__Objective__: Without the pictures, repeat the listing character for character.

__Collected data__:

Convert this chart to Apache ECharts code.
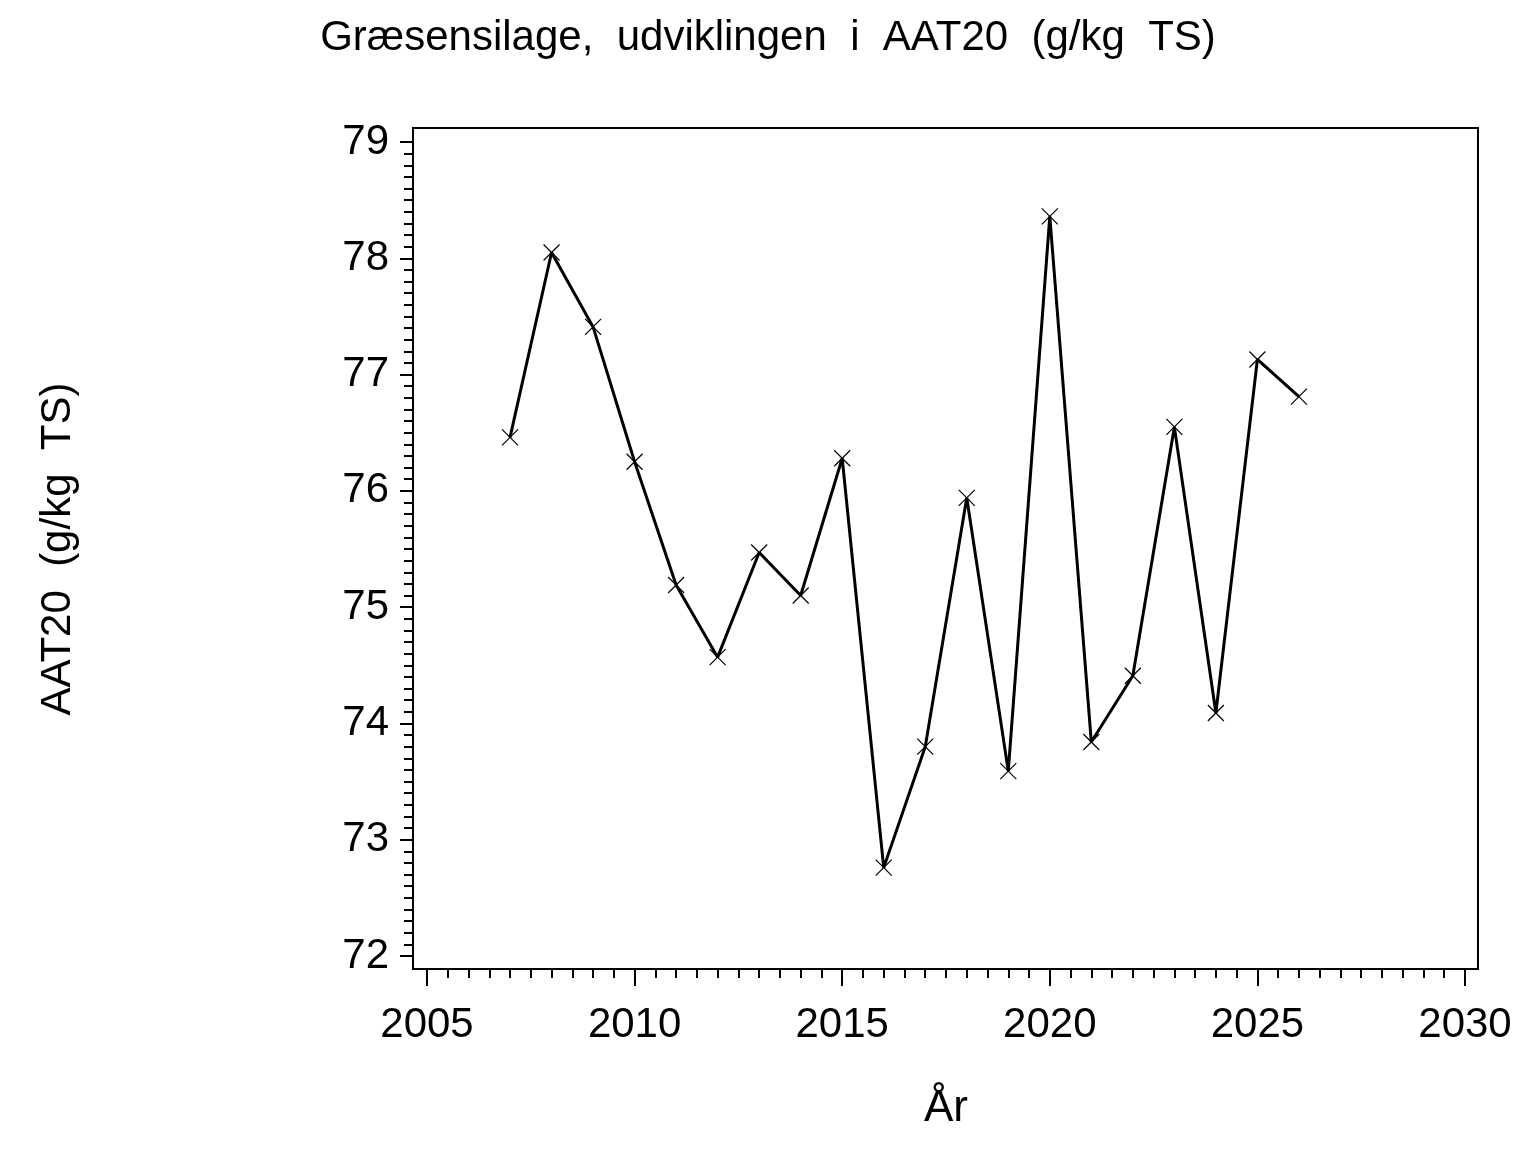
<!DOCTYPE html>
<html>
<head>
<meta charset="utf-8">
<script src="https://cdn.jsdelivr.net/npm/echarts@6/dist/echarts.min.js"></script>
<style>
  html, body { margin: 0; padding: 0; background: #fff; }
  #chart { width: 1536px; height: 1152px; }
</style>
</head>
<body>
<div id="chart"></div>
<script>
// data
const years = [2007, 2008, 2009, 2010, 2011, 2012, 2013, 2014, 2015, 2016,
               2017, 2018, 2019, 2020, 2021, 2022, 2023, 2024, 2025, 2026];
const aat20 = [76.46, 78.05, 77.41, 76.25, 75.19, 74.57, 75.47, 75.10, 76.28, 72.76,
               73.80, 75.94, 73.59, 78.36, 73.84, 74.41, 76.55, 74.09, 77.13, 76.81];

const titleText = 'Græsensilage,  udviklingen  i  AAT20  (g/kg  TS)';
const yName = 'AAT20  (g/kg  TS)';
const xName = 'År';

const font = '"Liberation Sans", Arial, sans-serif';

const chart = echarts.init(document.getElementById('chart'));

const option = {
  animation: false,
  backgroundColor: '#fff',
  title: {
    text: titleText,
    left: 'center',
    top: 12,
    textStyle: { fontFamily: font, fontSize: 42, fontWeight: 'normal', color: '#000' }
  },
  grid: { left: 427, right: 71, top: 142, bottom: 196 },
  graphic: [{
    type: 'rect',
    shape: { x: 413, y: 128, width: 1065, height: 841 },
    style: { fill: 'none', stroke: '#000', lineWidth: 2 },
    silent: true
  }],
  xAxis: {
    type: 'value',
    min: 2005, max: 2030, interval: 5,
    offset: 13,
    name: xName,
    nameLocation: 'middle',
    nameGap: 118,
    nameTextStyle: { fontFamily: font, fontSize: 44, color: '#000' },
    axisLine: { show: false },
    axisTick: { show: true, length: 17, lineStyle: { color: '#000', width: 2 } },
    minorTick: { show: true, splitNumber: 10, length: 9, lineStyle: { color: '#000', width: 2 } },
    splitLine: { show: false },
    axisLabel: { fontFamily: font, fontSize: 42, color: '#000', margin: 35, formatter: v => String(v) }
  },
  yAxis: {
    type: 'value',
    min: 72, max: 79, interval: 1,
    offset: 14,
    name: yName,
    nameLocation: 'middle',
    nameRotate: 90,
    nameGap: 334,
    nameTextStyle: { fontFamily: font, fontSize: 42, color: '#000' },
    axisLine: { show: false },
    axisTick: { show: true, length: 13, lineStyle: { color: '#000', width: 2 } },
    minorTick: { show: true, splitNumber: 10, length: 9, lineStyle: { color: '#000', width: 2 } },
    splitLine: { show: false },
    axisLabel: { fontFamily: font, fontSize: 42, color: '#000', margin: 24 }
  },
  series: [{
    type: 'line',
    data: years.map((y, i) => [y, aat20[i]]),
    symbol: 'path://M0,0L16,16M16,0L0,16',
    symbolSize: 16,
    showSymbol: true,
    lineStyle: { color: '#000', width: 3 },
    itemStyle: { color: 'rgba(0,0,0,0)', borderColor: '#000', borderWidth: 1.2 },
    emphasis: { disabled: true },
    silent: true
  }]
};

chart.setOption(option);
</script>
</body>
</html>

__Output for this exercise__:
Convert this chart to Apache ECharts code.
<!DOCTYPE html>
<html>
<head>
<meta charset="utf-8">
<script src="https://cdn.jsdelivr.net/npm/echarts@6/dist/echarts.min.js"></script>
<style>
  html, body { margin: 0; padding: 0; background: #fff; }
  #chart { width: 1536px; height: 1152px; }
</style>
</head>
<body>
<div id="chart"></div>
<script>
// data
const years = [2007, 2008, 2009, 2010, 2011, 2012, 2013, 2014, 2015, 2016,
               2017, 2018, 2019, 2020, 2021, 2022, 2023, 2024, 2025, 2026];
const aat20 = [76.46, 78.05, 77.41, 76.25, 75.19, 74.57, 75.47, 75.10, 76.28, 72.76,
               73.80, 75.94, 73.59, 78.36, 73.84, 74.41, 76.55, 74.09, 77.13, 76.81];

const titleText = 'Græsensilage,  udviklingen  i  AAT20  (g/kg  TS)';
const yName = 'AAT20  (g/kg  TS)';
const xName = 'År';

const font = '"Liberation Sans", Arial, sans-serif';

const chart = echarts.init(document.getElementById('chart'));

const option = {
  animation: false,
  backgroundColor: '#fff',
  title: {
    text: titleText,
    left: 'center',
    top: 12,
    textStyle: { fontFamily: font, fontSize: 42, fontWeight: 'normal', color: '#000' }
  },
  grid: { left: 427, right: 71, top: 142, bottom: 196 },
  graphic: [{
    type: 'rect',
    shape: { x: 413, y: 128, width: 1065, height: 841 },
    style: { fill: 'none', stroke: '#000', lineWidth: 2 },
    silent: true
  }],
  xAxis: {
    type: 'value',
    min: 2005, max: 2030, interval: 5,
    offset: 13,
    name: xName,
    nameLocation: 'middle',
    nameGap: 118,
    nameTextStyle: { fontFamily: font, fontSize: 44, color: '#000' },
    axisLine: { show: false },
    axisTick: { show: true, length: 17, lineStyle: { color: '#000', width: 2 } },
    minorTick: { show: true, splitNumber: 10, length: 9, lineStyle: { color: '#000', width: 2 } },
    splitLine: { show: false },
    axisLabel: { fontFamily: font, fontSize: 42, color: '#000', margin: 35, formatter: v => String(v) }
  },
  yAxis: {
    type: 'value',
    min: 72, max: 79, interval: 1,
    offset: 14,
    name: yName,
    nameLocation: 'middle',
    nameRotate: 90,
    nameGap: 334,
    nameTextStyle: { fontFamily: font, fontSize: 42, color: '#000' },
    axisLine: { show: false },
    axisTick: { show: true, length: 13, lineStyle: { color: '#000', width: 2 } },
    minorTick: { show: true, splitNumber: 10, length: 9, lineStyle: { color: '#000', width: 2 } },
    splitLine: { show: false },
    axisLabel: { fontFamily: font, fontSize: 42, color: '#000', margin: 24 }
  },
  series: [{
    type: 'line',
    data: years.map((y, i) => [y, aat20[i]]),
    symbol: 'path://M0,0L16,16M16,0L0,16',
    symbolSize: 16,
    showSymbol: true,
    lineStyle: { color: '#000', width: 3 },
    itemStyle: { color: 'rgba(0,0,0,0)', borderColor: '#000', borderWidth: 1.2 },
    emphasis: { disabled: true },
    silent: true
  }]
};

chart.setOption(option);
</script>
</body>
</html>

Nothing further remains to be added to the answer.